The p-adic ReLU

Neural networks approximate functions. Over the real numbers, the universal approximation theorem says: wide enough networks with ReLU activations can approximate any continuous function on a compact set. The minimum width for universality is known.

Kiss and Pál ask the same question over the p-adic numbers — a different number system where “closeness” means sharing more leading digits in base p rather than being numerically near. Continuous functions over the p-adics are strange by real-number standards: they can be locally constant, and compact open sets have a totally disconnected topology. The ReLU activation needs a p-adic analogue.

The result: the minimum width for universal approximation over the p-adics is determined, and it depends on the norm used to measure error. The p-adic topology — where small balls are simultaneously open and closed, and “nearby” has a fundamentally different structure — changes what the network needs to represent.

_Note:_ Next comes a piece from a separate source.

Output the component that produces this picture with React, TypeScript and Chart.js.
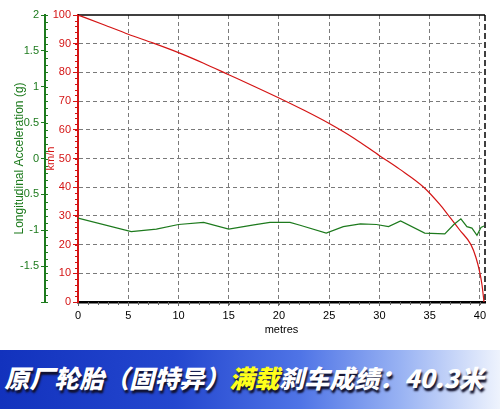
import React, { useEffect, useRef } from 'react';
import { Chart, registerables, Plugin } from 'chart.js';

Chart.register(...registerables);

// speed trace (km/h against metres)
const speedDist = [0, 2.5, 5, 7.5, 10, 12.5, 15, 17.5, 20, 22.5, 25, 27.5, 30, 32, 34.4, 36, 36.9, 38, 39.1, 39.6, 40.0, 40.2, 40.4];
const speedKmh = [100, 96.7, 93.3, 90.2, 86.9, 83.2, 79.2, 75.2, 71.1, 66.8, 62.2, 57, 51, 46.3, 40, 34, 30, 25, 20, 15.5, 10, 6, 0];

// longitudinal acceleration trace (g against metres)
const accelDist = [0, 5.3, 7.8, 10, 12.5, 15, 17.5, 19.1, 21.1, 22.1, 24.7, 26.4, 28.1, 29.7, 30.9, 32.1, 34.5, 36.5, 37.4, 38.1, 38.7, 39.2, 39.7, 40.1, 40.4];
const accelG = [-0.83, -1.02, -0.985, -0.92, -0.89, -0.985, -0.925, -0.89, -0.89, -0.93, -1.04, -0.95, -0.91, -0.92, -0.95, -0.87, -1.04, -1.05, -0.92, -0.84, -0.95, -0.97, -1.07, -0.96, -0.94];

const xRange = [0, 40.5];
const speedRange = [0, 100];
const accelRange = [-2, 2];

const RED = '#d41414';
const GREEN = '#1d7a1d';
const FONT = 'Arial, "Liberation Sans", sans-serif';

// frame lines + minor ticks
const framePlugin: Plugin = {
  id: 'frame',
  beforeDatasetsDraw(chart) {
    const { ctx, chartArea: a } = chart;
    ctx.save();
    ctx.strokeStyle = '#000';
    ctx.lineWidth = 1.5;
    ctx.beginPath();
    ctx.moveTo(a.left, a.top);
    ctx.lineTo(a.right, a.top);
    ctx.stroke();
    ctx.setLineDash([6, 3]);
    ctx.beginPath();
    ctx.moveTo(a.right, a.top);
    ctx.lineTo(a.right, a.bottom);
    ctx.stroke();
    ctx.restore();
  },
  afterDraw(chart) {
    const { ctx } = chart;
    const sx = chart.scales.x;
    const sy = chart.scales.y;
    const sa = chart.scales.y2;
    ctx.save();
    ctx.lineWidth = 1;
    ctx.strokeStyle = RED;
    ctx.beginPath();
    for (let v = 0; v <= 100; v += 2) {
      const p = Math.round(sy.getPixelForValue(v)) + 0.5;
      ctx.moveTo(sy.right - 3, p);
      ctx.lineTo(sy.right, p);
    }
    ctx.stroke();
    ctx.strokeStyle = GREEN;
    ctx.beginPath();
    for (let i = -20; i <= 20; i++) {
      const p = Math.round(sa.getPixelForValue(i / 10)) + 0.5;
      ctx.moveTo(sa.right, p);
      ctx.lineTo(sa.right + 3, p);
    }
    ctx.stroke();
    ctx.strokeStyle = '#666';
    ctx.beginPath();
    for (let m = 1; m <= 40; m++) {
      const p = Math.round(sx.getPixelForValue(m)) + 0.5;
      ctx.moveTo(p, sx.top);
      ctx.lineTo(p, sx.top + 3);
    }
    ctx.stroke();
    ctx.restore();
  },
};

function BrakeChart() {
  const canvasRef = useRef<HTMLCanvasElement | null>(null);
  useEffect(() => {
    if (!canvasRef.current) return;
    const ctx = canvasRef.current.getContext('2d');
    if (!ctx) return;

    const chart = new Chart(ctx, {
      type: 'line',
      data: {
        datasets: [
          {
            label: 'Longitudinal Acceleration (g)',
            data: accelDist.map((x, i) => ({ x, y: accelG[i] })),
            yAxisID: 'y2',
            borderColor: GREEN,
            borderWidth: 1.2,
            pointRadius: 0,
            tension: 0,
          },
          {
            label: 'km/h',
            data: speedDist.map((x, i) => ({ x, y: speedKmh[i] })),
            yAxisID: 'y',
            borderColor: RED,
            borderWidth: 1.2,
            pointRadius: 0,
            cubicInterpolationMode: 'monotone',
          },
        ],
      },
      options: {
        responsive: false,
        animation: false,
        layout: { padding: { top: 15, right: 15, left: 0, bottom: 0 } },
        plugins: { legend: { display: false }, tooltip: { enabled: false } },
        scales: {
          x: {
            type: 'linear',
            min: xRange[0],
            max: xRange[1],
            afterFit: (s: any) => { s.height = 43; },
            ticks: {
              stepSize: 5,
              includeBounds: false,
              color: '#000',
              padding: 3,
              font: { family: FONT, size: 11 },
            },
            grid: {
              color: (c: any) => (c.tick && c.tick.value === 0 ? 'transparent' : '#7a7a7a'),
              tickColor: '#666',
              tickLength: 4,
            },
            border: { color: '#000', width: 2.5, dash: [4, 3] },
            title: {
              display: true,
              text: 'metres',
              color: '#000',
              font: { family: FONT, size: 11 },
              padding: { top: 0, bottom: 8 },
            },
          },
          y: {
            type: 'linear',
            position: 'left',
            weight: 0,
            min: speedRange[0],
            max: speedRange[1],
            afterFit: (s: any) => { s.width = 33; },
            ticks: {
              stepSize: 10,
              color: RED,
              padding: 2,
              font: { family: FONT, size: 11 },
            },
            grid: {
              color: (c: any) => (c.tick && (c.tick.value === 0 || c.tick.value === 100) ? 'transparent' : '#7a7a7a'),
              tickColor: RED,
              tickLength: 5,
            },
            border: { color: RED, width: 2, dash: [4, 3] },
            title: {
              display: true,
              text: 'km/h',
              color: RED,
              font: { family: FONT, size: 11 },
              padding: -1,
            },
          },
          y2: {
            type: 'linear',
            position: 'left',
            weight: 1,
            min: accelRange[0],
            max: accelRange[1],
            afterFit: (s: any) => { s.width = 45; },
            ticks: {
              stepSize: 0.5,
              color: GREEN,
              padding: 2,
              font: { family: FONT, size: 11 },
              callback: (v: any) => (v === -2 ? '' : String(v)),
            },
            grid: {
              drawOnChartArea: false,
              color: GREEN,
              tickColor: GREEN,
              tickLength: 4,
            },
            border: { color: GREEN, width: 2 },
            title: {
              display: true,
              text: 'Longitudinal Acceleration (g)',
              color: GREEN,
              font: { family: FONT, size: 12 },
              padding: { top: 12, bottom: 0 },
            },
          },
        },
      },
      plugins: [framePlugin],
    });

    return () => chart.destroy();
  }, []);

  return <canvas ref={canvasRef} width={500} height={345} style={{ display: 'block' }} />;
}

export default function App() {
  return (
    <div style={{ position: 'fixed', left: 0, top: 0, width: 500, height: 409, background: '#fff', overflow: 'hidden' }}>
      <BrakeChart />
      <div
        style={{
          position: 'absolute',
          left: 0,
          top: 350,
          width: 500,
          height: 59,
          background: 'linear-gradient(to right, #1232bd 0%, #2447cf 35%, #4f74e6 60%, #98b2f3 80%, #eef3fd 100%)',
        }}
      >
        <div
          style={{
            position: 'absolute',
            left: 7,
            top: 12,
            whiteSpace: 'nowrap',
            fontFamily: '"Noto Sans CJK SC", sans-serif',
            fontWeight: 900,
            fontSize: 25,
            lineHeight: '30px',
            color: '#fff',
            transform: 'skewX(-14deg)',
            textShadow: '2px 3px 2px #10102a',
          }}
        >
          原厂轮胎（固特异）<span style={{ color: '#ffff1a' }}>满载</span>刹车成绩：40.3米
        </div>
      </div>
    </div>
  );
}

The through-claim: the approximation width is a topological invariant, not an algebraic one. Changing the underlying number field changes the topology, which changes the minimum width. The ReLU function’s geometry over the reals (piecewise linear, with a kink at zero) has a p-adic analogue, but the kink means something different when the number line is an infinite tree rather than a continuum.

Neural network theory is not about neural networks. It’s about which functions can be composed from simple pieces over which topologies. Change the topology and the answer changes.